Keep it to the point and no more than four to five lines and avoiding talking too much about your personality.

Education

With the introduction of modularisation in university, a number of engineering graduates have covered a broad range of subjects. Only subjects and areas of interest should be highlighted on CVs. For example, most process engineers worth their salt would have a belt of some colour in Six Sigma lean manufacturing, highlighting this skill will express an interest in this sector. Maintenance engineers interested in automation engineering roles should highlight the systems they have experience in Allen Bradley, Siemens, Mitsubishi etc. 

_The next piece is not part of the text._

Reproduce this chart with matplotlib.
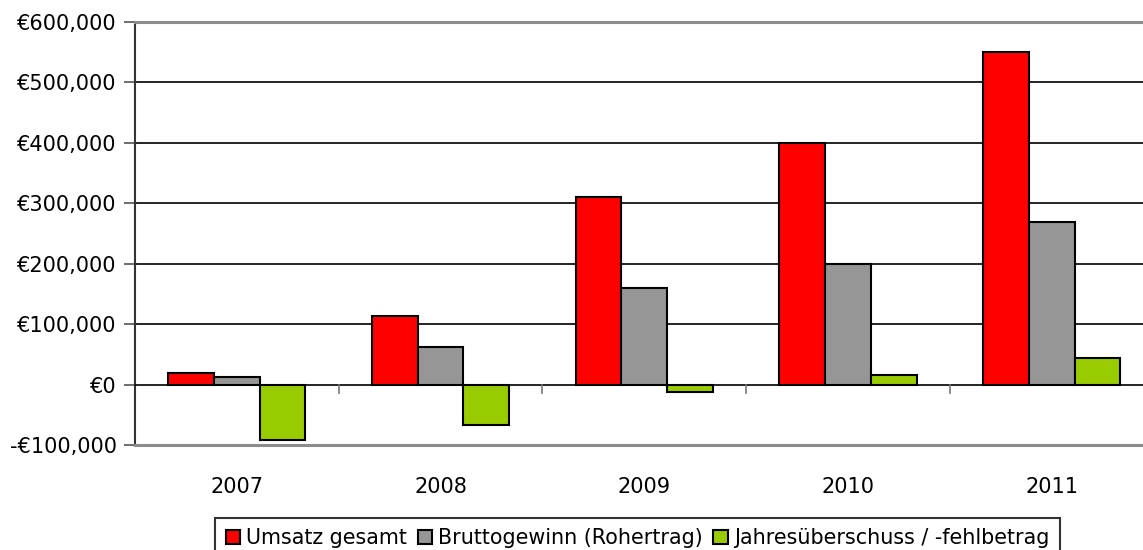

Engineering people love professional development. Include all up-to-date courses, even if you are currently completing it e.g lean Six Sigma, auditor. This shows drive and ambition and can never be underestimated.

Achievements

Hiring managers love achievements, statistics and results. Worked on a project? What did it involve and what were the results? By putting this in your CV may set you apart from others and may just be the competitive advantage you need against a candidate who just puts a carbon copy of their job specification on their CV. 

Keywords recruiters and hiring managers look for on engineering CVs

Be clear about your education qualifications and knowledge of software systems i.e Autocad, Solidworks, Inventor, QP, Allen Bradley, Siemens, CNC, Profibus. These is not only what we use to search through mounds of CVs on databaes but also when both recruiters or hiring managers scan read over printed copies - these are what we're looking for.

Spell check and grammar

Engineers are known for their attention to detail, so bearing this in mind it is unforgivable to have spelling mistakes on your CV. This reflects badly on your application and immediately casts doubts over your abilities.

Work experience

When detailing your work experience it is vital you do this in a structured manner using bullet points. Each bullet point should be no longer than two lines with no more than 10 bullet points per job. Again you need to highlight your experience that is relevant to the role you are applying to. You need to make yourself as applicable as possible.

The perfect engineering CV displays the applicant's achievements in both current and past positions, the language used on the CV should also mirror the job specification. For example, 'fast-paced environment', 'problem solving', 'energetic'.
 

I've attached a sample project management CV for you to view. 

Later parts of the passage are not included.